In Japan, England, Australia, NZ, etc. all vehicles drive on the left side of the road, don’t they? I assumed this is what you guys called LHD… A bit confused about the naming now. I guess LHD refers to the side on which the wheel is found inside a car then? Which doesn’t apply to a motorcycle…right? As @Mr Bimble mentionned just above, I do not have the little left pointing arrow on my lens. And the whole « drawing/facet/dip » inside the glass is symmetrically opposed to the picture he posted. So… I guess I’ll figure it out when I switch the light on for the first time, and see on which side the beam goes higher. which is the curb side (for a better view of road signs et all…).

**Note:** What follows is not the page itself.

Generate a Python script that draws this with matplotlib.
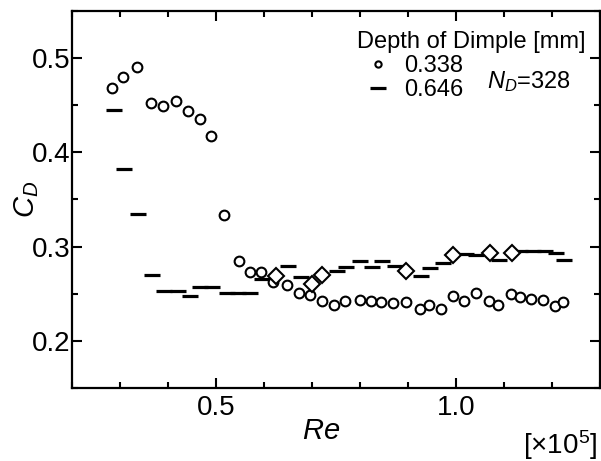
"""
plot.py — drag coefficient C_D vs Reynolds number for a dimpled sphere
Two dimple depths (0.338 mm circles, 0.646 mm dashes) plus the N_D=328 diamonds.
"""
import matplotlib
matplotlib.use("Agg")
import matplotlib.pyplot as plt
from matplotlib.lines import Line2D
from matplotlib.ticker import MultipleLocator

plt.rcParams["font.family"] = "Liberation Sans"
plt.rcParams["mathtext.fontset"] = "custom"
plt.rcParams["mathtext.rm"] = "Liberation Sans"
plt.rcParams["mathtext.it"] = "Liberation Sans:italic"

# --- Data (Re in units of 1e5) --------------------------------------------
re_338 = [0.284, 0.307, 0.337, 0.365, 0.391, 0.418, 0.442, 0.468, 0.491, 0.517,
          0.548, 0.572, 0.594, 0.620, 0.648, 0.673, 0.697, 0.722, 0.747, 0.770,
          0.800, 0.824, 0.845, 0.870, 0.897, 0.925, 0.945, 0.970, 0.993, 1.016,
          1.041, 1.068, 1.088, 1.115, 1.133, 1.157, 1.182, 1.206, 1.224]
cd_338 = [0.468, 0.480, 0.490, 0.452, 0.449, 0.454, 0.444, 0.435, 0.417, 0.334,
          0.285, 0.273, 0.273, 0.263, 0.259, 0.251, 0.249, 0.243, 0.238, 0.243,
          0.244, 0.243, 0.241, 0.240, 0.241, 0.234, 0.238, 0.234, 0.248, 0.243,
          0.251, 0.242, 0.238, 0.250, 0.247, 0.245, 0.244, 0.237, 0.241]

re_646 = [0.288, 0.309, 0.338, 0.368, 0.392, 0.422, 0.447, 0.468, 0.493, 0.523,
          0.547, 0.571, 0.597, 0.651, 0.678, 0.752, 0.772, 0.801, 0.825, 0.846,
          0.874, 0.928, 0.947, 0.974, 1.022, 1.041, 1.089, 1.134, 1.160, 1.186,
          1.208, 1.226]
cd_646 = [0.445, 0.382, 0.335, 0.270, 0.253, 0.253, 0.248, 0.257, 0.257, 0.251,
          0.251, 0.251, 0.266, 0.280, 0.268, 0.274, 0.278, 0.285, 0.278, 0.285,
          0.280, 0.269, 0.277, 0.283, 0.292, 0.291, 0.286, 0.295, 0.295, 0.295,
          0.293, 0.286]

re_nd = [0.626, 0.700, 0.721, 0.897, 0.994, 1.070, 1.116]
cd_nd = [0.269, 0.260, 0.270, 0.274, 0.291, 0.293, 0.293]

depth_labels = ["0.338", "0.646"]

# --- Figure ---------------------------------------------------------------
fig = plt.figure(figsize=(6.01, 4.61), dpi=100)
ax = fig.add_axes([0.1193, 0.1577, 0.8790, 0.8191])

ax.plot(re_646, cd_646, ls="none", marker="_", ms=12, mew=2.3, color="black", zorder=2)
ax.plot(re_338, cd_338, ls="none", marker="o", ms=7, mew=1.5, mfc="white",
        mec="black", zorder=3)
ax.plot(re_nd, cd_nd, ls="none", marker="D", ms=8, mew=1.5, mfc="white",
        mec="black", zorder=4)

# --- Axes cosmetics -------------------------------------------------------
ax.set_xlim(0.2, 1.3)
ax.set_ylim(0.15, 0.55)
ax.xaxis.set_minor_locator(MultipleLocator(0.1))
ax.yaxis.set_minor_locator(MultipleLocator(0.05))
ax.set_xticks([0.5, 1.0])
ax.set_xticklabels(["0.5", "1.0"])
ax.set_yticks([0.2, 0.3, 0.4, 0.5])
ax.set_yticklabels(["0.2", "0.3", "0.4", "0.5"])
ax.tick_params(which="both", direction="in", top=True, right=True, width=1.5)
ax.tick_params(which="major", length=7.5, labelsize=20)
ax.tick_params(which="minor", length=4.5)
ax.tick_params(axis="y", which="major", pad=1)
ax.tick_params(axis="x", which="major", pad=5)
for s in ax.spines.values():
    s.set_linewidth(1.6)

ax.set_xlabel("$Re$", fontsize=21, labelpad=0)
ax.xaxis.set_label_coords(0.472, -0.075)
ax.set_ylabel("$C_D$", fontsize=21, labelpad=2)
ax.yaxis.set_label_coords(-0.058, 0.5)
fig.text(0.994, 0.034, r"[$\times$10$^5$]", fontsize=20, ha="right", va="center")

# --- Legend ---------------------------------------------------------------
ax.text(0.540, 0.918, "Depth of Dimple [mm]", transform=ax.transAxes,
        fontsize=17, ha="left", va="center")
handles = [Line2D([], [], ls="none", marker="o", ms=4.5, mew=1.5, mfc="white", mec="black"),
           Line2D([], [], ls="none", marker="_", ms=12, mew=2.3, color="black")]
ax.legend(handles, depth_labels, loc="upper left", bbox_to_anchor=(0.540, 0.882),
          frameon=False, fontsize=17, borderpad=0, borderaxespad=0,
          handlelength=1.8, handletextpad=0.2, labelspacing=0.07)
ax.text(0.7855, 0.8115, "$N_D$=328", transform=ax.transAxes,
        fontsize=17, ha="left", va="center")

fig.savefig("out.png", dpi=100)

No. It refers to the side of the car that the steering wheel is on and can be a little confusing! As to the headlamp, it's not the arrow per se, it is the way that the lens is designed.Look at the picture immediately above of yours, then look at the one posted above it by Mr Bimble. Mr B's is for EU / USA / LHD countries, yours is a UK / Aus / NZ / Japan et al RHD countries. Focus on the triangular almost section of the lens - that's the bit which decides how the dip or cutoff works. I think you're going to have to get a correct lens for the headlamp, if only to fit it just for the Controle Technique as the RHD one will fail on the beam pattern when tested.
I am pretty sure the pic posted by @Mr Bimble is actually for Australia/England/NZ/Japan RHD countries, as he explains (little arrow pointing left etc.) Just to confirm, I went and checked my 851 lense. That bike never left the EU (Austria > Germany > France). And the little « triangular » shape is on the left. I believe it’s role is to lower the beam of light on that side (to prevent blinding opposite traffic drivers). It’s just like on my Darmah’s lense. So there is no more doubt for me now. It’s a EU/LHD lense.
For final confirmation see the following two links at MDINA Italia: Countries that drive on the left i.e. RHD e.g. UK, Australia, Japan https://www.mdinaitalia.co.uk/SKU080138275.html Countries that drive on the right i.e. LHD e.g. EU & USA https://www.mdinaitalia.co.uk/SKU080138275.1.html
Having just looked at a photo of my Discovery with LHD lamps, the lenses are the same as the one on your bike Guillaume so I shall get my coat and slowly edge out of the conversation..........
Glad to know I wasn't the only one that got confused... this was why after raising the topic I never added further comment... ho hum.
Well… while you were pondering whether you would google this lense nonsense or not, I went and looked into the clutch. Very happy with what I found in there. Everything looks as new. Friction discs are « Surflex » branded, clutch pack is 40mm thick and springs look healthy at a 29.5-29.9 mesured height. I fiddled with the troncated push rod, cleaned and greased up. I was anticipating more drama with this one, but it went pretty well after reading this: https://forum.bevelheaven.com/viewtopic.php?f=50&t=92 And also realizing that if everything goes out pushed left to right when removing it, the small diameter bits need to go back through the left (clutch) side and the bigger diameter ones through the right (sprocket) side. Very simple. With this done, sprocket is back on. Looking good !
The first time you take the bike for a full throttle blast, you will find out whether the clutch slips or not. Hope not, but if it slips it's pretty quick to slip in a new clutch plate stack.
After i tuned my 900 the damn clutch slipped when it felt like. 450 single springs, different friction plates and the plain set surface ground flat. Even then it would still give at times. Achilles heel.
Yeah all the plates looked good on mine and sure enough in the initial days there was quite a bit of slippage when giving him some grunt at only around 4/5k. Tbh by then I'd had enough of working on him (for various reasons) and just wanted to get out & ride so I shrugged & put the slippage down to the long lay up and the use of a modern multigrade oil.... But as the miles went by the slippage got better & it now only appears occasionally, often when cold and always when, as Pete mentioned, giving it big throttle at 5/6k revs. And I can live with that. Besides you get the best out of the bike by rolling the throttle on/off and maintaining progress rather than in a point & squirt manner.